▸ What this task involves: Within the listing below, locate all lines containing the word "recreates". Copy each one.

▸ Input data:
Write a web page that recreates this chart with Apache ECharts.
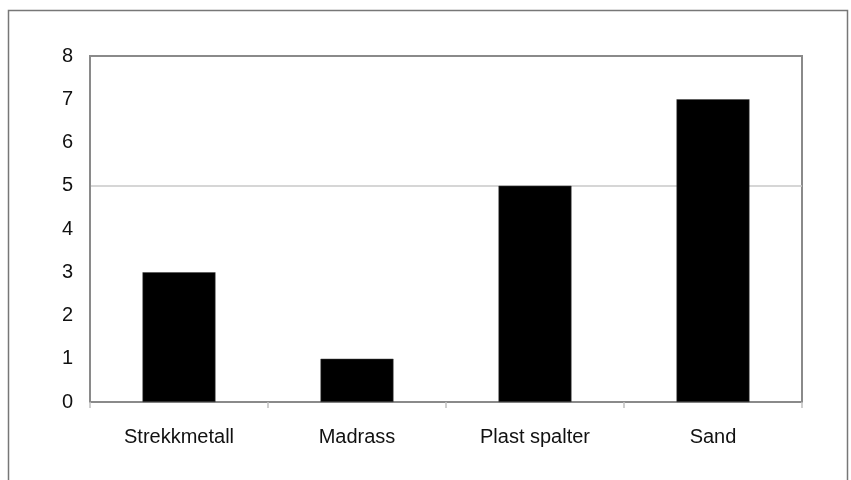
<!DOCTYPE html>
<html>
<head>
<meta charset="utf-8">
<script src="https://cdn.jsdelivr.net/npm/echarts@6/dist/echarts.min.js"></script>
<style>
html,body{margin:0;padding:0;background:#fff;}
#chart{width:851px;height:480px;}
</style>
</head>
<body>
<div id="chart"></div>
<script>
const categories = ['Strekkmetall', 'Madrass', 'Plast spalter', 'Sand'];
const values = [3, 1, 5, 7];
const yTicks = [0, 1, 2, 3, 4, 5, 6, 7, 8];
const refLine = 5;

const chart = echarts.init(document.getElementById('chart'), null, {renderer: 'canvas'});
chart.setOption({
  animation: false,
  backgroundColor: '#fff',
  graphic: [{
    type: 'rect',
    shape: {x: 8.5, y: 10.5, width: 839, height: 520},
    style: {fill: 'none', stroke: '#777', lineWidth: 1.5},
    silent: true
  }],
  grid: {left: 90, top: 56, right: 49, bottom: 78, show: true, borderColor: '#8a8a8a', borderWidth: 2, backgroundColor: 'transparent'},
  xAxis: {
    type: 'category',
    data: categories,
    axisLine: {show: true, lineStyle: {color: '#8a8a8a', width: 2}},
    axisTick: {show: true, alignWithLabel: false, length: 6, lineStyle: {color: '#c0c0c0', width: 1.5}},
    axisLabel: {color: '#111', fontSize: 20, fontFamily: 'Liberation Sans, Arial, sans-serif', margin: 25}
  },
  yAxis: {
    type: 'value',
    min: yTicks[0],
    max: yTicks[yTicks.length - 1],
    interval: 1,
    axisLine: {show: true, lineStyle: {color: '#8a8a8a', width: 2}},
    axisTick: {show: false},
    splitLine: {show: false},
    axisLabel: {color: '#111', fontSize: 20, fontFamily: 'Liberation Sans, Arial, sans-serif', margin: 17}
  },
  series: [{
    type: 'bar',
    data: values,
    barWidth: '41%',
    itemStyle: {color: '#000', borderColor: '#444', borderWidth: 0.5},
    markLine: {
      silent: true,
      symbol: 'none',
      label: {show: false},
      lineStyle: {color: '#c8c8c8', type: 'solid', width: 1.5},
      data: [{yAxis: refLine}],
      z: 0
    },
    z: 3
  }]
});
</script>
</body>
</html>
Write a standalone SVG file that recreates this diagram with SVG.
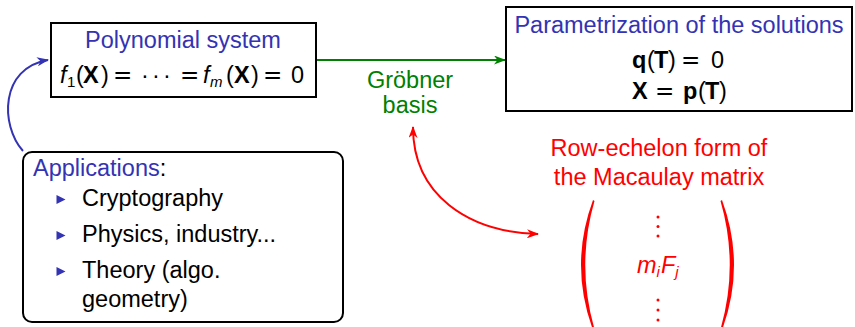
<svg xmlns="http://www.w3.org/2000/svg" width="855" height="327" viewBox="0 0 855 327">
<style>
text{font-family:"Liberation Sans",Arial,sans-serif;font-size:23.5px}
.blue{fill:#3333b3}
.blk{fill:#000}
.green{fill:#008000}
.red{fill:#ff0000}
.box{fill:#fff;stroke:#000;stroke-width:2}
.it{font-style:italic}
.bf{font-weight:bold}
.sub{font-size:15px}
.eq{font-family:"DejaVu Sans",sans-serif;font-size:23px}
</style>
<defs>
<marker id="ab" viewBox="0 0 12 9" refX="11" refY="4.5" markerWidth="12" markerHeight="9" markerUnits="userSpaceOnUse" orient="auto-start-reverse"><path d="M0,0 L12,4.5 L0,9 L3.5,4.5 z" fill="#3333b3"/></marker>
<marker id="ag" viewBox="0 0 12 9" refX="11" refY="4.5" markerWidth="12" markerHeight="9" markerUnits="userSpaceOnUse" orient="auto-start-reverse"><path d="M0,0 L12,4.5 L0,9 L3.5,4.5 z" fill="#008000"/></marker>
<marker id="ar" viewBox="0 0 12 9" refX="11" refY="4.5" markerWidth="12" markerHeight="9" markerUnits="userSpaceOnUse" orient="auto-start-reverse"><path d="M0,0 L12,4.5 L0,9 L3.5,4.5 z" fill="#ff0000"/></marker>
</defs>

<g id="connectors" fill="none" stroke-width="2">
<path d="M23 151 C0 125 0 68 48 60" stroke="#3333b3" marker-end="url(#ab)"/>
<path d="M316 60 L505 60" stroke="#008000" marker-end="url(#ag)"/>
<path d="M413 127 C413 195 468 232 538 234" stroke="#ff0000" marker-start="url(#ar)" marker-end="url(#ar)"/>
</g>

<g id="polynomial-system">
<rect class="box" x="51" y="23" width="265" height="74"/>
<text class="blue" x="183" y="48" text-anchor="middle">Polynomial system</text>
<text class="blk" y="83"><tspan class="it" x="60">f</tspan><tspan class="sub" x="67" dy="4">1</tspan><tspan x="76" dy="-4">(</tspan><tspan class="bf" x="83">X</tspan><tspan x="101">)</tspan><tspan class="eq" x="113">=</tspan><tspan x="141">·</tspan><tspan x="152">·</tspan><tspan x="163">·</tspan><tspan class="eq" x="180">=</tspan><tspan class="it" x="203">f</tspan><tspan class="it sub" x="210" dy="4">m</tspan><tspan x="226" dy="-4">(</tspan><tspan class="bf" x="234">X</tspan><tspan x="251">)</tspan><tspan class="eq" x="263">=</tspan><tspan x="291">0</tspan></text>
</g>

<g id="groebner-label">
<text class="green" x="410" y="88" text-anchor="middle">Gröbner</text>
<text class="green" x="410" y="113" text-anchor="middle">basis</text>
</g>

<g id="parametrization">
<rect class="box" x="506" y="7" width="346" height="104"/>
<text class="blue" x="679" y="33" text-anchor="middle">Parametrization of the solutions</text>
<text class="blk" y="68"><tspan class="bf" x="632">q</tspan><tspan x="647">(</tspan><tspan class="bf" x="654">T</tspan><tspan x="668">)</tspan><tspan class="eq" x="681">=</tspan><tspan x="711">0</tspan></text>
<text class="blk" y="99"><tspan class="bf" x="632">X</tspan><tspan class="eq" x="655">=</tspan><tspan class="bf" x="683">p</tspan><tspan x="698">(</tspan><tspan class="bf" x="705">T</tspan><tspan x="719">)</tspan></text>
</g>

<g id="applications">
<rect x="23" y="152" width="320" height="170" rx="9" ry="9" fill="#fff" stroke="#000" stroke-width="2"/>
<text x="33" y="176"><tspan class="blue">Applications</tspan><tspan class="blk">:</tspan></text>
<path d="M56.5 195 L65.5 199.5 L56.5 204 Z" fill="#3333b3"/>
<text class="blk" x="82" y="206">Cryptography</text>
<path d="M56.5 231 L65.5 235.5 L56.5 240 Z" fill="#3333b3"/>
<text class="blk" x="82" y="242">Physics, industry...</text>
<path d="M56.5 267 L65.5 271.5 L56.5 276 Z" fill="#3333b3"/>
<text class="blk" x="82" y="278">Theory (algo.</text>
<text class="blk" x="82" y="307">geometry)</text>
</g>

<g id="macaulay">
<text class="red" x="659" y="156" text-anchor="middle">Row-echelon form of</text>
<text class="red" x="659" y="185" text-anchor="middle">the Macaulay matrix</text>
<path d="M593 200 Q569 265 593 330 L594.5 329 Q576 265 594.5 201 Z" fill="#ff0000"/>
<path d="M722 200 Q746 265 722 330 L720.5 329 Q739 265 720.5 201 Z" fill="#ff0000"/>
<g fill="#ff0000">
<circle cx="658" cy="217" r="1.5"/><circle cx="658" cy="226.5" r="1.5"/><circle cx="658" cy="236" r="1.5"/>
<circle cx="658" cy="300" r="1.5"/><circle cx="658" cy="310" r="1.5"/><circle cx="658" cy="320" r="1.5"/>
</g>
<text class="red it" x="637" y="273">m<tspan class="sub" dy="4">i</tspan><tspan dx="1" dy="-4">F</tspan><tspan class="sub" dy="4">j</tspan></text>
</g>
</svg>
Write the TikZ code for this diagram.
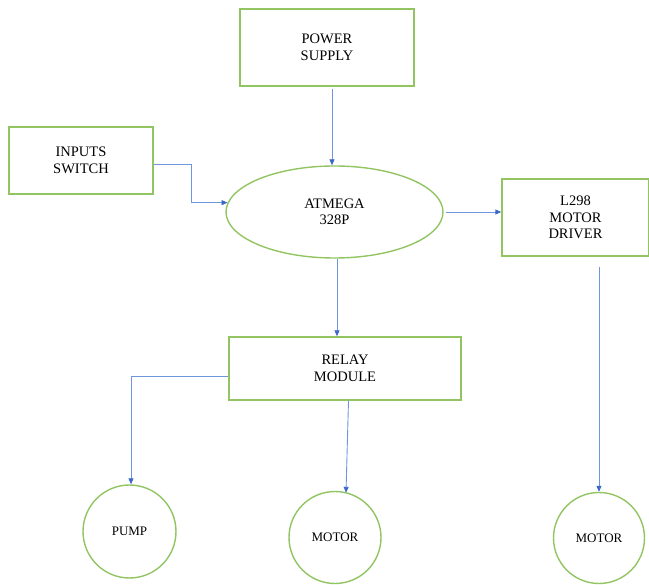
\documentclass[tikz,border=0pt]{standalone}
\usepackage{fontspec}
\setmainfont{Liberation Serif}
\usetikzlibrary{shapes.geometric,arrows.meta}
\definecolor{boxgreen}{RGB}{146,196,98}
\definecolor{lineblue}{RGB}{110,150,220}
\definecolor{tipblue}{RGB}{60,105,200}
\begin{document}
\begin{tikzpicture}
        [x=1pt, y=-1pt,
        box/.style={rectangle,draw=boxgreen,line width=1.4pt,inner sep=0pt,align=center,font=\fontsize{14.5}{16.5}\selectfont},
        oval/.style={ellipse,draw=boxgreen,line width=1.4pt,inner sep=0pt,align=center,font=\fontsize{14.5}{16.5}\selectfont},
        ring/.style={circle,draw=boxgreen,line width=1.4pt,inner sep=0pt,font=\fontsize{13}{15}\selectfont},
        arr/.style={draw=lineblue,line width=0.9pt,-{Triangle[length=6pt,width=5pt,fill=tipblue,color=tipblue]}}]
        \useasboundingbox (0,0) rectangle (649,585);
        \node[box, minimum width=174pt, minimum height=77pt] (PS) at (327,47.5) {POWER\\SUPPLY};
        \node[box, minimum width=144pt, minimum height=67pt] (IN) at (81,160.5) {INPUTS\\SWITCH};
        \node[oval, minimum width=217pt, minimum height=92pt] (MCU) at (334.5,212) {ATMEGA\\328P};
        \node[box, minimum width=147pt, minimum height=77pt] (DRV) at (575.5,217.5) {L298\\MOTOR\\DRIVER};
        \node[box, minimum width=232pt, minimum height=63pt] (RLY) at (345,368.5) {RELAY\\MODULE};
        \node[ring, minimum size=93pt] (PUMP) at (129.5,531.5) {PUMP};
        \node[ring, minimum size=92pt] (M1) at (335,537.5) {MOTOR};
        \node[ring, minimum size=91pt] (M2) at (599,538) {MOTOR};

        \draw[arr] ([xshift=5pt,yshift=-2pt]PS.south) -- ([xshift=-2.5pt]MCU.north);
        \draw[arr] ([yshift=-3.5pt]IN.east) -- ++(38,0) |- (MCU.175);
        \draw[arr] ([xshift=2pt]MCU.east) -- (MCU.east -| DRV.west);
        \draw[arr] ([xshift=2.5pt]MCU.south) -- ([xshift=2.5pt]MCU.south |- RLY.north);
        \draw[arr] ([yshift=-7.5pt]RLY.west) -| ([xshift=1.5pt]PUMP.north);
        \draw[arr] ([xshift=3.5pt]RLY.south) -- ([xshift=11pt,yshift=-2pt]M1.north);
        \draw[arr] ([xshift=23.5pt,yshift=-10pt]DRV.south) -- (M2.north);
    
    \end{tikzpicture}
\end{document}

▸ Completed task:
Write a web page that recreates this chart with Apache ECharts.
Write a standalone SVG file that recreates this diagram with SVG.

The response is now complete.